The orders of creation and the order of the Church

John W. Kleinig

Discussion Paper for CTICR, June 25, 1999

1. The apostolic teaching on ‘subordination’ presupposes the existence of certain divinely instituted ‘orders’ for communal life on earth.

2. There is no one single order of creation in which all women are subordinate to all men. But the New Testament speaks about four different kinds of subordination in four different orders.

  • The order of marriage with the respectful subordination of wives to husbands
  • The order of the family with obedient subordination of children to parents and servants to masters
  • The order of government with the law-abiding subordination of citizens to rulers
  • The order of the church with the attentive subordination of members to pastors as to Christ and his word\

3. The Lutheran confessions teach that there are two such orders in the realm of creation. They are family with marriage at its heart and civil government (CA XVI. 4; Apol XVI. 5, 13).
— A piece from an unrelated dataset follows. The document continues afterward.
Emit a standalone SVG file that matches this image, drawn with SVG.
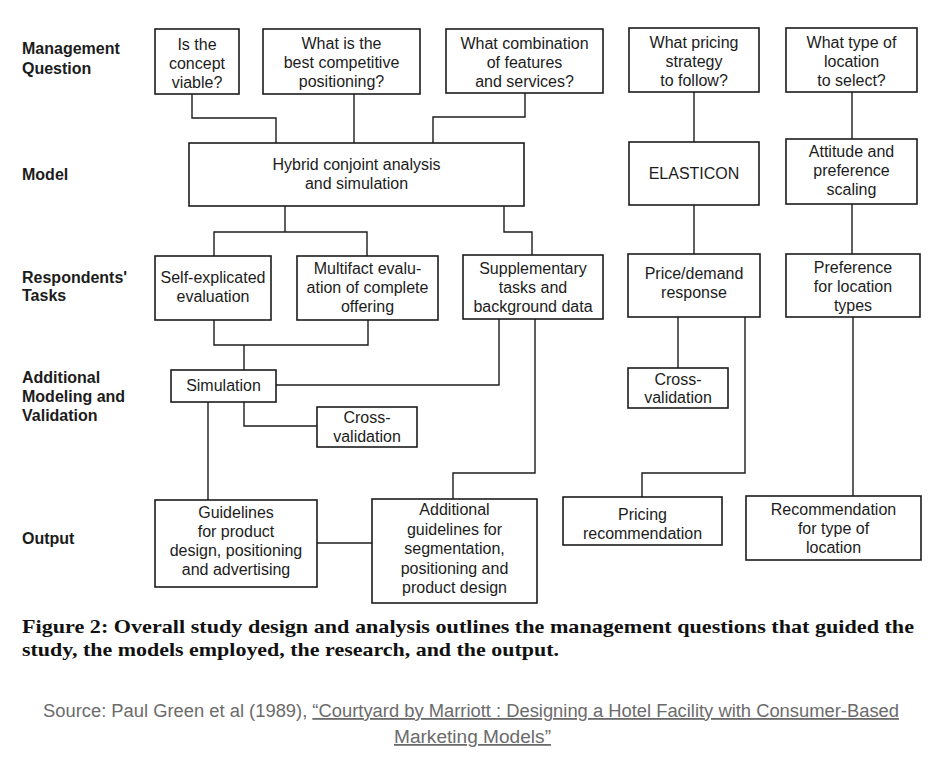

The family is the primary order, since the office of rulers is an extension of the parental office (LC 1. 141, 142).

  • Since these orders have been ‘instituted and ordained by God’ (CA XVI. 1), they are ‘God’s good creatures’ (Apol XVI, 1) and ‘a true order of God’ (Apol XVI, 1). They have a ‘mandate from God’ (Apol XVI, 13; cf. Apol XXVII. 58). This divine mandate gives a good conscience to those who live and work in them, since they know that their work pleases God (Apol XVI. 5).
  • By virtue of their office both parents and rulers stand ‘in God’s place’ and ‘represent’ him in their respective orders (LC I. 108, 126, 150, 182).
  • All people have their ‘stations,’ their given social location, in these orders where they exercise the God-given ‘vocation’ (CA XVI. 5; XX. 2; XXVII. 13).
  • God ‘subjects us to them, just as we are necessarily subjected to the laws of the seasons and the change of summer and winter as ordinances of God’ (Apol XVI. 6).

4. The order of the church has not been derived from the order of the family or the order of the state, but has been established by Christ to represent the order of the Holy Trinity with the headship of the Father and the obedient fellowship (subordination?) of the Son with the Father (Matt 10:40; Luke 10:16; John 13:20; 20:21-23; 1 Cor 11:3).

  • Leaders in the church are not to behave as human fathers (Matt 23:9) or human rulers (Mark 10:42-45; 1 Pet 5:1-3).
  • The unquestioning ‘silent’ subordination of women to male pastors differs from questioning ‘speaking’ subordination of Christian wives to Christian husbands (1 Cor 14: 34, 35).

5. Even though the orders of creation cannot be identified with the order of redemption in the church, the New Testament shows that they are related to each other typologically in terms of God’s original mandate and its redemptive fulfillment in Christ.

  • Christ declares that he has not come to abolish the law but to fulfill it (Matt 5:17-18). In his teaching on divorce he therefore seeks to restore marriage as God’s creation and so fulfill God’s purpose for it (Matt 19:3-12).
  • Paul argues that the subordination of wives to their husbands prefigures the subordination of the church to Christ as its head (Eph 5:22-33), just as God’s law teaches that women are to be silently subordinate to those who speak God’s word in the church (1 Cor 14:34).
  • Paul argues that the creation of Eve from Adam establishes the principle of male headship in marriage with the consequent appointment of men as teachers in the church (1 Tim 2:11-13).
  • On the basis of 1 Cor 4:15 where Paul speaks about himself as the father of the congregation in Corinth Luther connects the office of pastors as ‘spiritual fathers’ with the office of ‘temporal fathers’ in the realm of creation (LC 1. 158-160).

6. This raises the following questions for consideration in exploring the connection between the so-called orders of creation and the ordination of women.

  • Does Christ abolish the so-called orders of creation in the church?
  • Is Paul’s teaching on the subordination of women to male pastors in the church based on the subordination of wives to husbands in the realm of creation and so intended to promote it?
  • Does God’s creation of Eve from Adam as well as His appointment of Adam and all husbands as heads of their wives prefigure the headship of Christ and of male pastors in the church?
  • Is there any ‘official’ and symbolic correlation between the male gender of pastors and their representation of God the Father as spiritual fathers?